• Key highlights from the IMFA Q4 & FY25 Earnings Call and Q&A Session held on May 23, 2025:

    *Management Commentary & Strategic Updates*
    -Resilience despite market challenges: IMFA maintained profitability in Q4 FY25 despite weak ferrochrome prices and subdued global demand, by leveraging operational efficiency and an integrated business model.

    -Chrome Ore Milestone: Raised 701,863 tonnes of chrome ore in FY25 — highest ever.

    **Kalinganagar Plant*

    -Capex revised to ₹900 crore (up from earlier ₹700 crore), accounting for inflation and best-in-class equipment.

    -Commissioning of the first furnace targeted for June 2026, second by September 2026.

    -Expected to add 96,000 TPA ferrochrome capacity.
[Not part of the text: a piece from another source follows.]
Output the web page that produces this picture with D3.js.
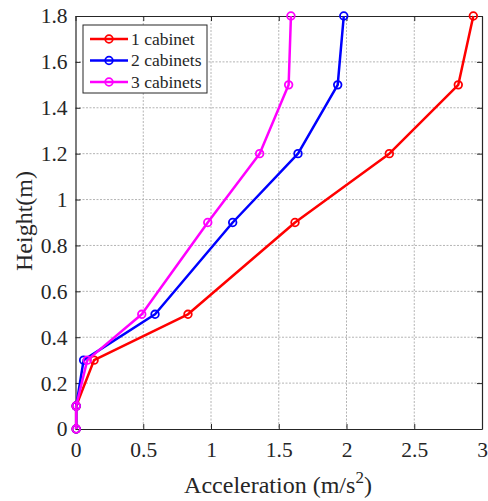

    -Renewable Energy Transition:

    -Signed agreements for 110 MW hybrid RE (70 MW with JSW, 40 MW with Ampin).

    -Tariffs: ₹3.84/unit (JSW), ₹3.75/unit (Ampin); 25-year contracts.

    -RE to support Kalinganagar operations and reduce transmission costs via open access incentives.

    ** Financial Insights**

    -Q4 FY25 EBITDA cost/ton: ₹76,980

    -Net realization: ₹87,021/ton (↓ from ₹96,943 in Q3)

    -Chrome Ore cost/ton: ₹7,500 (ex-royalty)

    -Met Coke cost: ₹15,150/ton; expected to reduce further in Q1-Q2 FY26

    -Power cost: ₹4.09/unit; RE will reduce landed cost over time

    -Free Cash Flow (FY25): ₹430 crore (before dividend payout)

    -Net Cash (Mar ’25): ₹535 crore (₹906 crore cash – ₹372 crore working capital borrowings)

    **Operational Commentary: Ore Inventory Strategy:

    -4+ months at plants, 2.5 months at mines.

    -Building inventory ahead of Kalinganagar launch.

    -Ore-to-Ferrochrome conversion ratio: 2.35–2.5 tonnes ore/tonne ferrochrome.

    -FY26 Production Guidance: ~130,000 tonnes in H1.

    -Ramp-up in H2 after Kalinganagar launch.

    -FY28 Target: 360,000 TPA ferrochrome production.

    **Market & Outlook:
    -Global Ferrochrome Dynamics:

    -South Africa’s Merafe & Glencore cutting production.

    -China’s stimulus measures (interest rate cuts, lending boosts) likely to lift stainless steel demand.

    -Stainless Steel Growth: Global output up 7% in CY2024; Indian market expected to expand significantly.

    **Domestic Sales Outlook:

    -Current mix: ~90–95% export, ~5–10% domestic.

    -Shift toward domestic market focus anticipated, with similar realizations.

    **Long-Term Contracts (LTCs):

    -80% of sales on LTCs; priced quarterly or monthly, indexed to EBM (Europe) or Chinese indices.

    **Capex & Projects Update:

    #Kalinganagar Expansion (Phase 1)

    Capex: ₹900 crore

    Timeline: Commissioning between June–September 2026

    Will add ~96,000 TPA ferrochrome capacity

    #Ethanol Plant (120 KLD, Grain-Based)

    Capex: ₹150 crore

    Timeline: Commissioning in Q4 FY26

    **Strategic diversification leveraging existing infrastructure

    #Underground Mining Development

    Capex: ₹1,000 crore (over 5 years)

    FY26 Allocation: ₹800–900 crore planned

    Aim: Strengthen captive chrome ore supply for future expansion

    **Investor FAQs Addressed:

    Lag in price realization: ~1.5–2 months from market trend to revenue books.

    Renewable Power Share: Will be utilized across IMFA facilities to meet CBAM targets and power the new Kalinganagar plant.

    Cost optimization: Expected further ₹1,000–2,000/ton improvement possible over 2–3 years via efficiencies.